--- begin ---
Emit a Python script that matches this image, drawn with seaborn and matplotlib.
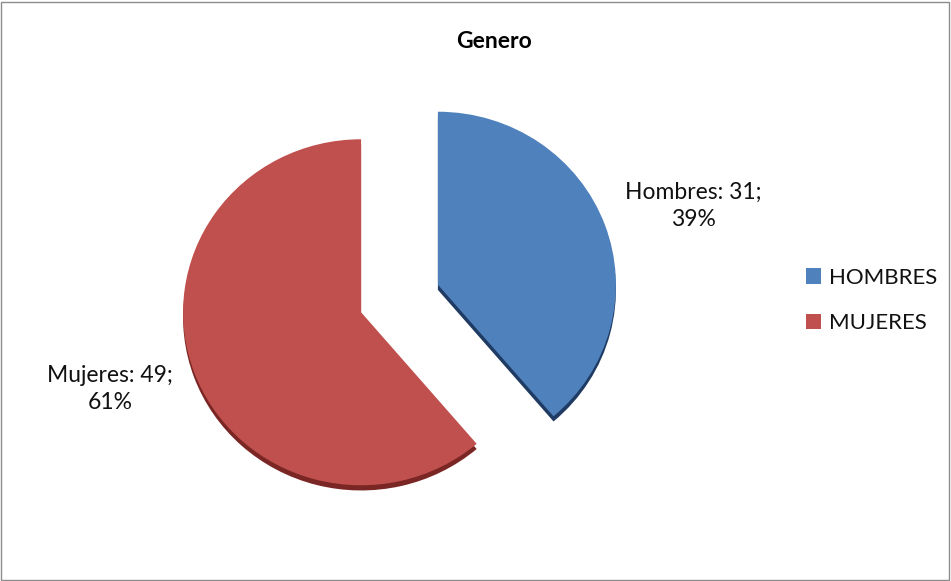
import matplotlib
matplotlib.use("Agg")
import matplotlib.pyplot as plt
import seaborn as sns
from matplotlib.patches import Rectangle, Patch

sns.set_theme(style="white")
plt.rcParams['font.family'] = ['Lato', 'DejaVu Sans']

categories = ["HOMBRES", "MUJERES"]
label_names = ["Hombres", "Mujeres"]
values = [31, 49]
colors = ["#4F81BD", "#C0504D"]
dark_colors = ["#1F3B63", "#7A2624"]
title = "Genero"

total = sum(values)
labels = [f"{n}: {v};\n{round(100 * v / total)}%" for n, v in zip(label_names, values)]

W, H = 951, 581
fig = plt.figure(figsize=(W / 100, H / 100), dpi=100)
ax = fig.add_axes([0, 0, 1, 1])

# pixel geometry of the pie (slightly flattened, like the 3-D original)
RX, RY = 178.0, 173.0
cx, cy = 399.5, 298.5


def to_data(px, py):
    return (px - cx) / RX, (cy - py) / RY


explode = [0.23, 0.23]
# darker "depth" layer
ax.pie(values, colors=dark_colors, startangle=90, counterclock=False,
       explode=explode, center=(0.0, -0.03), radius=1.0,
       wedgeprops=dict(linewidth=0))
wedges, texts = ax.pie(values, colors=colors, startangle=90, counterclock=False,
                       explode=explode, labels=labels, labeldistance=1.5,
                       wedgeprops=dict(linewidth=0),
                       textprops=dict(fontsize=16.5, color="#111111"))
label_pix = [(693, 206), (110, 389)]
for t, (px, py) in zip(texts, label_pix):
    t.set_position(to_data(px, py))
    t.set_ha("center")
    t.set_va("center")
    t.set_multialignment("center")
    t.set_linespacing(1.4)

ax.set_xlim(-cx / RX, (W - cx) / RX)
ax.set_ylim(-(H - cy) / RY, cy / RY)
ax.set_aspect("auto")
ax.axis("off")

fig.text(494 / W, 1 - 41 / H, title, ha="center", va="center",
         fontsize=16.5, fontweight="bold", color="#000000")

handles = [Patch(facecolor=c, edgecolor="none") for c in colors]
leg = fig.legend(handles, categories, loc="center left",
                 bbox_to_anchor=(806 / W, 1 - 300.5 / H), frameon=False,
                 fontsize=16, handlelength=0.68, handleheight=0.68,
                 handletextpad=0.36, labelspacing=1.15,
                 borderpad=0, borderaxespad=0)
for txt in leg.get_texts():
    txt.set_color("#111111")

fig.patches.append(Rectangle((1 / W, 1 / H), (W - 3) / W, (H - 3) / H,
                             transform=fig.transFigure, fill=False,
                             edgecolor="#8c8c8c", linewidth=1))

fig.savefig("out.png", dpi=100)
--- end ---
Exercise directions
Omit every picture, then reproduce the rest of the listing exactly.

Final result
Emit a Python script that matches this image, drawn with seaborn and matplotlib.
import matplotlib
matplotlib.use("Agg")
import matplotlib.pyplot as plt
import seaborn as sns
from matplotlib.patches import Rectangle, Patch

sns.set_theme(style="white")
plt.rcParams['font.family'] = ['Lato', 'DejaVu Sans']

categories = ["HOMBRES", "MUJERES"]
label_names = ["Hombres", "Mujeres"]
values = [31, 49]
colors = ["#4F81BD", "#C0504D"]
dark_colors = ["#1F3B63", "#7A2624"]
title = "Genero"

total = sum(values)
labels = [f"{n}: {v};\n{round(100 * v / total)}%" for n, v in zip(label_names, values)]

W, H = 951, 581
fig = plt.figure(figsize=(W / 100, H / 100), dpi=100)
ax = fig.add_axes([0, 0, 1, 1])

# pixel geometry of the pie (slightly flattened, like the 3-D original)
RX, RY = 178.0, 173.0
cx, cy = 399.5, 298.5


def to_data(px, py):
    return (px - cx) / RX, (cy - py) / RY


explode = [0.23, 0.23]
# darker "depth" layer
ax.pie(values, colors=dark_colors, startangle=90, counterclock=False,
       explode=explode, center=(0.0, -0.03), radius=1.0,
       wedgeprops=dict(linewidth=0))
wedges, texts = ax.pie(values, colors=colors, startangle=90, counterclock=False,
                       explode=explode, labels=labels, labeldistance=1.5,
                       wedgeprops=dict(linewidth=0),
                       textprops=dict(fontsize=16.5, color="#111111"))
label_pix = [(693, 206), (110, 389)]
for t, (px, py) in zip(texts, label_pix):
    t.set_position(to_data(px, py))
    t.set_ha("center")
    t.set_va("center")
    t.set_multialignment("center")
    t.set_linespacing(1.4)

ax.set_xlim(-cx / RX, (W - cx) / RX)
ax.set_ylim(-(H - cy) / RY, cy / RY)
ax.set_aspect("auto")
ax.axis("off")

fig.text(494 / W, 1 - 41 / H, title, ha="center", va="center",
         fontsize=16.5, fontweight="bold", color="#000000")

handles = [Patch(facecolor=c, edgecolor="none") for c in colors]
leg = fig.legend(handles, categories, loc="center left",
                 bbox_to_anchor=(806 / W, 1 - 300.5 / H), frameon=False,
                 fontsize=16, handlelength=0.68, handleheight=0.68,
                 handletextpad=0.36, labelspacing=1.15,
                 borderpad=0, borderaxespad=0)
for txt in leg.get_texts():
    txt.set_color("#111111")

fig.patches.append(Rectangle((1 / W, 1 / H), (W - 3) / W, (H - 3) / H,
                             transform=fig.transFigure, fill=False,
                             edgecolor="#8c8c8c", linewidth=1))

fig.savefig("out.png", dpi=100)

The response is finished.